▸ Source material
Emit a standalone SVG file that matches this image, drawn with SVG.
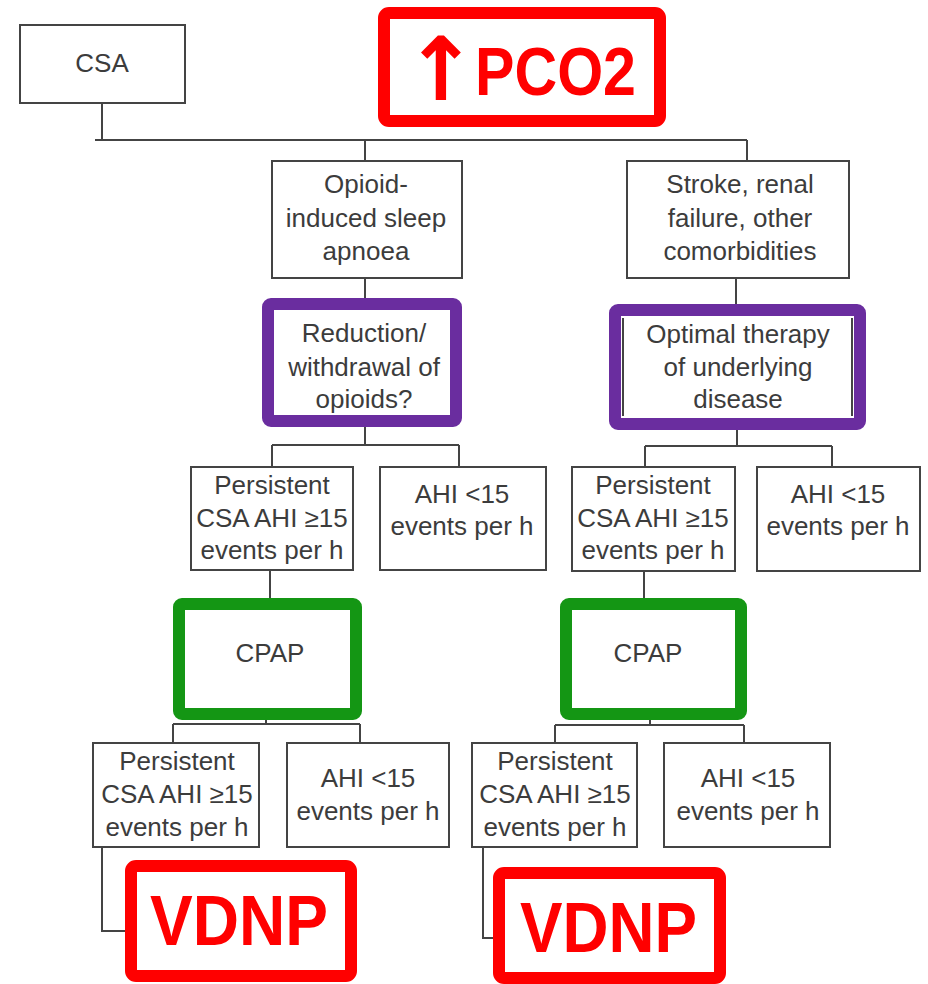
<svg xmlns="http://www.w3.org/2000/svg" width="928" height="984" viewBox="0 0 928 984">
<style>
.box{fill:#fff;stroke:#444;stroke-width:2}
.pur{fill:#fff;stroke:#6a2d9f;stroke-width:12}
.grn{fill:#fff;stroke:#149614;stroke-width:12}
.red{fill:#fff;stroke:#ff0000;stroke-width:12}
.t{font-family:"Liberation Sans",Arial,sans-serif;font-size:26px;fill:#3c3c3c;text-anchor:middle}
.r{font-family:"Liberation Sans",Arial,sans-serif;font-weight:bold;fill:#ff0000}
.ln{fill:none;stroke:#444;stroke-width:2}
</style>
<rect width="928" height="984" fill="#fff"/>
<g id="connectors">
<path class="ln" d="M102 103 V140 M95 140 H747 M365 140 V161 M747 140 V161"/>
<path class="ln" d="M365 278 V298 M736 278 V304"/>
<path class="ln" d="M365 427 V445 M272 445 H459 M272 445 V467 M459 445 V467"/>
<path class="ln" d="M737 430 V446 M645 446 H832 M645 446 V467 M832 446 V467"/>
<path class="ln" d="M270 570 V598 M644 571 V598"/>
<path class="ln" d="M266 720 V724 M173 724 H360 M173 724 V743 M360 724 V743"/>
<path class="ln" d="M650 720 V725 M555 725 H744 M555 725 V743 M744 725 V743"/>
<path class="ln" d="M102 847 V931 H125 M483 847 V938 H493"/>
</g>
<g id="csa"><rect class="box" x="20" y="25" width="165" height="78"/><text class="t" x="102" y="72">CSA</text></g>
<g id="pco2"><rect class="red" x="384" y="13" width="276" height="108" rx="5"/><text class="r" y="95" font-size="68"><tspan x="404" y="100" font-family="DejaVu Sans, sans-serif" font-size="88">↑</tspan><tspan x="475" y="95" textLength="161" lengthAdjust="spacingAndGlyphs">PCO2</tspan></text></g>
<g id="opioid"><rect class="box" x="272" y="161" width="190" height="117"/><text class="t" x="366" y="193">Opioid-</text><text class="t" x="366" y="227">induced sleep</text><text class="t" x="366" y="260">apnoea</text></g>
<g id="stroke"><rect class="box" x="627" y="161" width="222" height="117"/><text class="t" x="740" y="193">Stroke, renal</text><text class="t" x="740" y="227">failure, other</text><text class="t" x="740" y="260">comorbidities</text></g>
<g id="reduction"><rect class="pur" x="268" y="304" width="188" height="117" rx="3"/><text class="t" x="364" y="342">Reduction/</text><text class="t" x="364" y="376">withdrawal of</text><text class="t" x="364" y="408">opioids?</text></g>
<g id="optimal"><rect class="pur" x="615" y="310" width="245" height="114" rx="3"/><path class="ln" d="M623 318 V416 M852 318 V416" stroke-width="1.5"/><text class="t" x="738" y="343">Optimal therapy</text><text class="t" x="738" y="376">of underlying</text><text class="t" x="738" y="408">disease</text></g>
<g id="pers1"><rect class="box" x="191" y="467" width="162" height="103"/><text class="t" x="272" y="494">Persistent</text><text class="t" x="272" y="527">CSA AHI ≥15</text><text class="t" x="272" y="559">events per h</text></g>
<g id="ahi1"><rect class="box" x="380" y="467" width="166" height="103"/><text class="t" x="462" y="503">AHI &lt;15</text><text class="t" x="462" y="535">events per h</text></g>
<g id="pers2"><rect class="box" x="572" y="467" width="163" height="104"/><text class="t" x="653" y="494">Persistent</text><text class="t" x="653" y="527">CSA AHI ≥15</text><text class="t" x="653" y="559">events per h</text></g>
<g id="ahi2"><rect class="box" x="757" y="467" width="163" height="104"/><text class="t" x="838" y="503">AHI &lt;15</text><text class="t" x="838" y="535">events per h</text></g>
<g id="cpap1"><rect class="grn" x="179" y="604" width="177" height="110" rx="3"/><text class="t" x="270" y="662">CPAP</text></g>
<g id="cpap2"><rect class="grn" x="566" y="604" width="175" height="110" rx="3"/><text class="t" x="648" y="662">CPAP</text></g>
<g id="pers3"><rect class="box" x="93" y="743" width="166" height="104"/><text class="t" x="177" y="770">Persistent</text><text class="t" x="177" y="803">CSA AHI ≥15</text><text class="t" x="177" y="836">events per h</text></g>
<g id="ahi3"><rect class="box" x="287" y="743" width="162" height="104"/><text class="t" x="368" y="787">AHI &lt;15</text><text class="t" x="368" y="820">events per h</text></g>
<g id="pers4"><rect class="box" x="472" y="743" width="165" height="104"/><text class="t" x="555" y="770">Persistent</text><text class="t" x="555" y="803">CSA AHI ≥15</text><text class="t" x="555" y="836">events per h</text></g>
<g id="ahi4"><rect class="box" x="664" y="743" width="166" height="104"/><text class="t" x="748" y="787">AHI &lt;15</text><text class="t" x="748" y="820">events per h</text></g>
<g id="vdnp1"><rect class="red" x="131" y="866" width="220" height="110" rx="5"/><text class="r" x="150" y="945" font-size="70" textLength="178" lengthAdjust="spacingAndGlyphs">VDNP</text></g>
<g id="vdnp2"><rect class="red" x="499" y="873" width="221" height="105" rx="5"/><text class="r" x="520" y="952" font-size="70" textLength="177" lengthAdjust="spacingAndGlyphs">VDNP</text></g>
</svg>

▸ Set exercise
Except for the pictures, reproduce every line exactly.

▸ Answer to the problem
Emit a standalone SVG file that matches this image, drawn with SVG.
<svg xmlns="http://www.w3.org/2000/svg" width="928" height="984" viewBox="0 0 928 984">
<style>
.box{fill:#fff;stroke:#444;stroke-width:2}
.pur{fill:#fff;stroke:#6a2d9f;stroke-width:12}
.grn{fill:#fff;stroke:#149614;stroke-width:12}
.red{fill:#fff;stroke:#ff0000;stroke-width:12}
.t{font-family:"Liberation Sans",Arial,sans-serif;font-size:26px;fill:#3c3c3c;text-anchor:middle}
.r{font-family:"Liberation Sans",Arial,sans-serif;font-weight:bold;fill:#ff0000}
.ln{fill:none;stroke:#444;stroke-width:2}
</style>
<rect width="928" height="984" fill="#fff"/>
<g id="connectors">
<path class="ln" d="M102 103 V140 M95 140 H747 M365 140 V161 M747 140 V161"/>
<path class="ln" d="M365 278 V298 M736 278 V304"/>
<path class="ln" d="M365 427 V445 M272 445 H459 M272 445 V467 M459 445 V467"/>
<path class="ln" d="M737 430 V446 M645 446 H832 M645 446 V467 M832 446 V467"/>
<path class="ln" d="M270 570 V598 M644 571 V598"/>
<path class="ln" d="M266 720 V724 M173 724 H360 M173 724 V743 M360 724 V743"/>
<path class="ln" d="M650 720 V725 M555 725 H744 M555 725 V743 M744 725 V743"/>
<path class="ln" d="M102 847 V931 H125 M483 847 V938 H493"/>
</g>
<g id="csa"><rect class="box" x="20" y="25" width="165" height="78"/><text class="t" x="102" y="72">CSA</text></g>
<g id="pco2"><rect class="red" x="384" y="13" width="276" height="108" rx="5"/><text class="r" y="95" font-size="68"><tspan x="404" y="100" font-family="DejaVu Sans, sans-serif" font-size="88">↑</tspan><tspan x="475" y="95" textLength="161" lengthAdjust="spacingAndGlyphs">PCO2</tspan></text></g>
<g id="opioid"><rect class="box" x="272" y="161" width="190" height="117"/><text class="t" x="366" y="193">Opioid-</text><text class="t" x="366" y="227">induced sleep</text><text class="t" x="366" y="260">apnoea</text></g>
<g id="stroke"><rect class="box" x="627" y="161" width="222" height="117"/><text class="t" x="740" y="193">Stroke, renal</text><text class="t" x="740" y="227">failure, other</text><text class="t" x="740" y="260">comorbidities</text></g>
<g id="reduction"><rect class="pur" x="268" y="304" width="188" height="117" rx="3"/><text class="t" x="364" y="342">Reduction/</text><text class="t" x="364" y="376">withdrawal of</text><text class="t" x="364" y="408">opioids?</text></g>
<g id="optimal"><rect class="pur" x="615" y="310" width="245" height="114" rx="3"/><path class="ln" d="M623 318 V416 M852 318 V416" stroke-width="1.5"/><text class="t" x="738" y="343">Optimal therapy</text><text class="t" x="738" y="376">of underlying</text><text class="t" x="738" y="408">disease</text></g>
<g id="pers1"><rect class="box" x="191" y="467" width="162" height="103"/><text class="t" x="272" y="494">Persistent</text><text class="t" x="272" y="527">CSA AHI ≥15</text><text class="t" x="272" y="559">events per h</text></g>
<g id="ahi1"><rect class="box" x="380" y="467" width="166" height="103"/><text class="t" x="462" y="503">AHI &lt;15</text><text class="t" x="462" y="535">events per h</text></g>
<g id="pers2"><rect class="box" x="572" y="467" width="163" height="104"/><text class="t" x="653" y="494">Persistent</text><text class="t" x="653" y="527">CSA AHI ≥15</text><text class="t" x="653" y="559">events per h</text></g>
<g id="ahi2"><rect class="box" x="757" y="467" width="163" height="104"/><text class="t" x="838" y="503">AHI &lt;15</text><text class="t" x="838" y="535">events per h</text></g>
<g id="cpap1"><rect class="grn" x="179" y="604" width="177" height="110" rx="3"/><text class="t" x="270" y="662">CPAP</text></g>
<g id="cpap2"><rect class="grn" x="566" y="604" width="175" height="110" rx="3"/><text class="t" x="648" y="662">CPAP</text></g>
<g id="pers3"><rect class="box" x="93" y="743" width="166" height="104"/><text class="t" x="177" y="770">Persistent</text><text class="t" x="177" y="803">CSA AHI ≥15</text><text class="t" x="177" y="836">events per h</text></g>
<g id="ahi3"><rect class="box" x="287" y="743" width="162" height="104"/><text class="t" x="368" y="787">AHI &lt;15</text><text class="t" x="368" y="820">events per h</text></g>
<g id="pers4"><rect class="box" x="472" y="743" width="165" height="104"/><text class="t" x="555" y="770">Persistent</text><text class="t" x="555" y="803">CSA AHI ≥15</text><text class="t" x="555" y="836">events per h</text></g>
<g id="ahi4"><rect class="box" x="664" y="743" width="166" height="104"/><text class="t" x="748" y="787">AHI &lt;15</text><text class="t" x="748" y="820">events per h</text></g>
<g id="vdnp1"><rect class="red" x="131" y="866" width="220" height="110" rx="5"/><text class="r" x="150" y="945" font-size="70" textLength="178" lengthAdjust="spacingAndGlyphs">VDNP</text></g>
<g id="vdnp2"><rect class="red" x="499" y="873" width="221" height="105" rx="5"/><text class="r" x="520" y="952" font-size="70" textLength="177" lengthAdjust="spacingAndGlyphs">VDNP</text></g>
</svg>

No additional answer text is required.